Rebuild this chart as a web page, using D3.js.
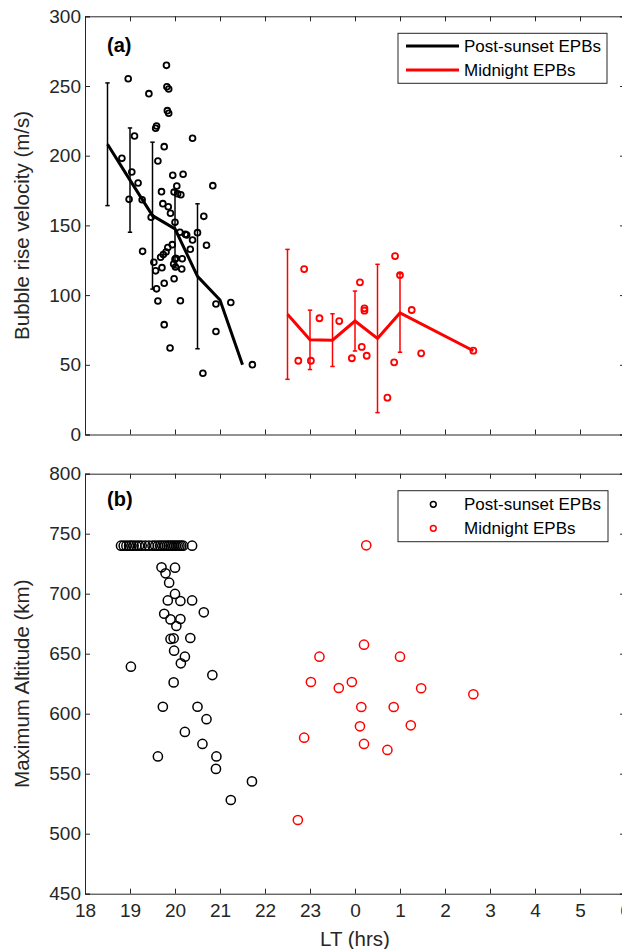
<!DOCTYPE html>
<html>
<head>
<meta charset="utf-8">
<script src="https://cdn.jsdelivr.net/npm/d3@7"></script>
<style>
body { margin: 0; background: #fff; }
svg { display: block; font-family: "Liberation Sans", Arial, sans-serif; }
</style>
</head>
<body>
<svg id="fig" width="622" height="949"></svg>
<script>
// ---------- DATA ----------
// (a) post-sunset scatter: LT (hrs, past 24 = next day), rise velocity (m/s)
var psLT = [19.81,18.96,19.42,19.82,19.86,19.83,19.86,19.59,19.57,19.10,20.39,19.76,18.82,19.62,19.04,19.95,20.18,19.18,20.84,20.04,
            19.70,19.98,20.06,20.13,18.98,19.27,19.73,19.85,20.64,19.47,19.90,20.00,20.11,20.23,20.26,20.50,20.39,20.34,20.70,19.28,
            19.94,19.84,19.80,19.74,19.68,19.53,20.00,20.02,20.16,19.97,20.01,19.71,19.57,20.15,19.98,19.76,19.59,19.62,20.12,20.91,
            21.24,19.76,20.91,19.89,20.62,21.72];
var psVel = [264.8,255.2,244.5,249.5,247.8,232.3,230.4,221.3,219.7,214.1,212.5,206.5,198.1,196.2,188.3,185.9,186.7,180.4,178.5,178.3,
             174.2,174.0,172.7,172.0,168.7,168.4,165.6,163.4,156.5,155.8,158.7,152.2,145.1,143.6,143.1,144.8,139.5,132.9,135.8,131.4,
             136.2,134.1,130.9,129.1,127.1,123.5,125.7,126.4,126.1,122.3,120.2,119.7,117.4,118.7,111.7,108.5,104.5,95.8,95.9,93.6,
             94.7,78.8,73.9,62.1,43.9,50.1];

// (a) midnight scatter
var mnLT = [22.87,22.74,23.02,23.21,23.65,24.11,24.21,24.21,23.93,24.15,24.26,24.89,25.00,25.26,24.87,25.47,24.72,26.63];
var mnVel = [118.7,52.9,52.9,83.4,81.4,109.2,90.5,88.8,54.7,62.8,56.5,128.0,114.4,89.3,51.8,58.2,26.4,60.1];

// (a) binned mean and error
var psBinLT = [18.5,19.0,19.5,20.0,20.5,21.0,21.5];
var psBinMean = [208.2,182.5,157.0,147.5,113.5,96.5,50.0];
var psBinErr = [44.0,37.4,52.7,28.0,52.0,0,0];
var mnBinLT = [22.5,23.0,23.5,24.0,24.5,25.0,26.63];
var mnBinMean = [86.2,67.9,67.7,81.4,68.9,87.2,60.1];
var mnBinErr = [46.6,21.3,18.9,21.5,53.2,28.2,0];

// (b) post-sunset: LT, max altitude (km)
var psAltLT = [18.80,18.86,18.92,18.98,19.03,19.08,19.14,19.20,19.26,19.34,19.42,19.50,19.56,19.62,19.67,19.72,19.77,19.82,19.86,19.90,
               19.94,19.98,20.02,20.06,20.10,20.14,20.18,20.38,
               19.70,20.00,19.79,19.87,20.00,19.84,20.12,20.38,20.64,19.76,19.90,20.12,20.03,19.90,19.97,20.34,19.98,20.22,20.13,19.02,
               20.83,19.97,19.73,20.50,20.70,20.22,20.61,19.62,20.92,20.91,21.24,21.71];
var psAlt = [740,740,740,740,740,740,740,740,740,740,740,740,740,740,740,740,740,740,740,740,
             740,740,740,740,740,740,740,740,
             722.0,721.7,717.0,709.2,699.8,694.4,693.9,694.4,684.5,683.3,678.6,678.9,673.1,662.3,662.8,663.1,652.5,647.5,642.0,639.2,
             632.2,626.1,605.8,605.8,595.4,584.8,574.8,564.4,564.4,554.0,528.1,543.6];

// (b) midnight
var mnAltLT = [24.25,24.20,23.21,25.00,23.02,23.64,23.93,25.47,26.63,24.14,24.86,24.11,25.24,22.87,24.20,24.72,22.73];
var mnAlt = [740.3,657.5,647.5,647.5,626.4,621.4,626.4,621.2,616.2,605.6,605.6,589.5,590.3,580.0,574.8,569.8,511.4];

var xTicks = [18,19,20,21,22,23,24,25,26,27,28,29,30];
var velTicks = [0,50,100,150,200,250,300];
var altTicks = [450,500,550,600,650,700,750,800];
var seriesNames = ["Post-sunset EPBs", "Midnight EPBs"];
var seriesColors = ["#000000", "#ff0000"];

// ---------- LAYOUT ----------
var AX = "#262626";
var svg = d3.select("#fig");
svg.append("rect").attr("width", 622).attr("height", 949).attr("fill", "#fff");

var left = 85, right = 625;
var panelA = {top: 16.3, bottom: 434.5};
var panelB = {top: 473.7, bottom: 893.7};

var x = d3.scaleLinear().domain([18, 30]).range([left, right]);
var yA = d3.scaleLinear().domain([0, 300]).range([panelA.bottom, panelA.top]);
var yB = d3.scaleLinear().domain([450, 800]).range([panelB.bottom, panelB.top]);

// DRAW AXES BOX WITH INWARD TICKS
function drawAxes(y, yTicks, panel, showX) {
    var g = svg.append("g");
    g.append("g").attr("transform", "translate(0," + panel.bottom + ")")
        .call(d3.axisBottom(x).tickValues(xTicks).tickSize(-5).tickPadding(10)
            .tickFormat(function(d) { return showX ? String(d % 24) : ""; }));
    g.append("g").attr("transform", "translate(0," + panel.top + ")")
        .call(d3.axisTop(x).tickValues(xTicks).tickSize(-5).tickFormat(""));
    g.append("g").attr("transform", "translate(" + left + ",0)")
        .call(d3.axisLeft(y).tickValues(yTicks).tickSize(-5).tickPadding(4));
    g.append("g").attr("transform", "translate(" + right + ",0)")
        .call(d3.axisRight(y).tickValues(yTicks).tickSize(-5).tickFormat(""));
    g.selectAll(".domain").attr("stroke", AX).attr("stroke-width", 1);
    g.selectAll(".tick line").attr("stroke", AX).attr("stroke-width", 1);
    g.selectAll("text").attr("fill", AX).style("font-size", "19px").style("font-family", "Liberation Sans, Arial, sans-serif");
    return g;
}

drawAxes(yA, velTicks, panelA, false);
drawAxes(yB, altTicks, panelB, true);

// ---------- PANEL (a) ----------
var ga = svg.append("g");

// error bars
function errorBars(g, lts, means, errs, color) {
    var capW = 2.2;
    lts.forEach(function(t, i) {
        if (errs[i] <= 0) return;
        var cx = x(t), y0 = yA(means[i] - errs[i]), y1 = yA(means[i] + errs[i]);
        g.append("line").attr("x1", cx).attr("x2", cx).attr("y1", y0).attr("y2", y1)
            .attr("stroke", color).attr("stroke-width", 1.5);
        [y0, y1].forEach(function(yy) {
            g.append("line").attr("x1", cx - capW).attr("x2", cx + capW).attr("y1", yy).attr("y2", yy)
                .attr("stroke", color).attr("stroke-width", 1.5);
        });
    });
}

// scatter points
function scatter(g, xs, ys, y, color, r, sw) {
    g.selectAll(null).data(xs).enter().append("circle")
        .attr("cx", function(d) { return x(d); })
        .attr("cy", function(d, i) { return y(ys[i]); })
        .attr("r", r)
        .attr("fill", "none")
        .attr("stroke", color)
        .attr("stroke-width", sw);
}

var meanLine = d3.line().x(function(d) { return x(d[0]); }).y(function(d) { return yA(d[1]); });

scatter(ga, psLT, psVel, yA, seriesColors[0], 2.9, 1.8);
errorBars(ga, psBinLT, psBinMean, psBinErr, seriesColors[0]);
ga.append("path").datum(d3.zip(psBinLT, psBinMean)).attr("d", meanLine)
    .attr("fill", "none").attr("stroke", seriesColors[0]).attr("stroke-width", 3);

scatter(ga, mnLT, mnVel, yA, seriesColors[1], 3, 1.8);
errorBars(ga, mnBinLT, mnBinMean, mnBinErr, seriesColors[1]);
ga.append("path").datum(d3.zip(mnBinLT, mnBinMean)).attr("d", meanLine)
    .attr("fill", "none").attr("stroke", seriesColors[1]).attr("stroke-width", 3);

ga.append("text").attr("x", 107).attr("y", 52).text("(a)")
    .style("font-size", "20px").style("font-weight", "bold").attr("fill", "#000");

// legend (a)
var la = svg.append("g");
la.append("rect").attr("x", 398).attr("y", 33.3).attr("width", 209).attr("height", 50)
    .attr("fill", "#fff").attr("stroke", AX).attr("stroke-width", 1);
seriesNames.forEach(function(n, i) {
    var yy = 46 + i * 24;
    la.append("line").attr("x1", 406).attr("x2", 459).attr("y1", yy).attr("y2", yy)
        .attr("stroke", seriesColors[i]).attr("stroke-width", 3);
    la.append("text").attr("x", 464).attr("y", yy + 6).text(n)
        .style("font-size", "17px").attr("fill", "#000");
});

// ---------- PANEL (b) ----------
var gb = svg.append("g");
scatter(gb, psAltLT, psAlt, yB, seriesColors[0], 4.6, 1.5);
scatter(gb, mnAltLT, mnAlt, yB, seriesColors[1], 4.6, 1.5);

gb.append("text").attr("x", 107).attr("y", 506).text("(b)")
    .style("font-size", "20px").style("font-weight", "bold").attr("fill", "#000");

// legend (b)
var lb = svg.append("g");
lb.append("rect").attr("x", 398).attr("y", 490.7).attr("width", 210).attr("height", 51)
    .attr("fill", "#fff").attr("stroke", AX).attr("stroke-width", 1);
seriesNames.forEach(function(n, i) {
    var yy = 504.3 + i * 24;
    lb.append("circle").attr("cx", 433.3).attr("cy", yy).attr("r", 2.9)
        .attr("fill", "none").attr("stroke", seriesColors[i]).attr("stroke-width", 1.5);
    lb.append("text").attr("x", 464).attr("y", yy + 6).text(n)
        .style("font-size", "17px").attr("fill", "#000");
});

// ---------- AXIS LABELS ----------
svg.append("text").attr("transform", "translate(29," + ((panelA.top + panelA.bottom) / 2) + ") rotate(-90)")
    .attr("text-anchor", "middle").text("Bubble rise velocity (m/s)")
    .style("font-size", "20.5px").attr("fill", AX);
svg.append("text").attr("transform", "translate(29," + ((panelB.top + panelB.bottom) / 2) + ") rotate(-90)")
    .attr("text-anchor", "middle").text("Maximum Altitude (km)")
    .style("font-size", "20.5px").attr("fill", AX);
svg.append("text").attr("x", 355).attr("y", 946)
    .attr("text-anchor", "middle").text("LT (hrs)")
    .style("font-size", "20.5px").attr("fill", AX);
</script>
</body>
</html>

* [TASK DESCRIPTION] From the opening line of the listing above through the line bearing "94.7,78.8,73.9,62.1,43.9,50.1];", repeat each line exactly. Drop every picture.

* [SOLUTION TO THIS TASK]
Rebuild this chart as a web page, using D3.js.
<!DOCTYPE html>
<html>
<head>
<meta charset="utf-8">
<script src="https://cdn.jsdelivr.net/npm/d3@7"></script>
<style>
body { margin: 0; background: #fff; }
svg { display: block; font-family: "Liberation Sans", Arial, sans-serif; }
</style>
</head>
<body>
<svg id="fig" width="622" height="949"></svg>
<script>
// ---------- DATA ----------
// (a) post-sunset scatter: LT (hrs, past 24 = next day), rise velocity (m/s)
var psLT = [19.81,18.96,19.42,19.82,19.86,19.83,19.86,19.59,19.57,19.10,20.39,19.76,18.82,19.62,19.04,19.95,20.18,19.18,20.84,20.04,
            19.70,19.98,20.06,20.13,18.98,19.27,19.73,19.85,20.64,19.47,19.90,20.00,20.11,20.23,20.26,20.50,20.39,20.34,20.70,19.28,
            19.94,19.84,19.80,19.74,19.68,19.53,20.00,20.02,20.16,19.97,20.01,19.71,19.57,20.15,19.98,19.76,19.59,19.62,20.12,20.91,
            21.24,19.76,20.91,19.89,20.62,21.72];
var psVel = [264.8,255.2,244.5,249.5,247.8,232.3,230.4,221.3,219.7,214.1,212.5,206.5,198.1,196.2,188.3,185.9,186.7,180.4,178.5,178.3,
             174.2,174.0,172.7,172.0,168.7,168.4,165.6,163.4,156.5,155.8,158.7,152.2,145.1,143.6,143.1,144.8,139.5,132.9,135.8,131.4,
             136.2,134.1,130.9,129.1,127.1,123.5,125.7,126.4,126.1,122.3,120.2,119.7,117.4,118.7,111.7,108.5,104.5,95.8,95.9,93.6,
             94.7,78.8,73.9,62.1,43.9,50.1];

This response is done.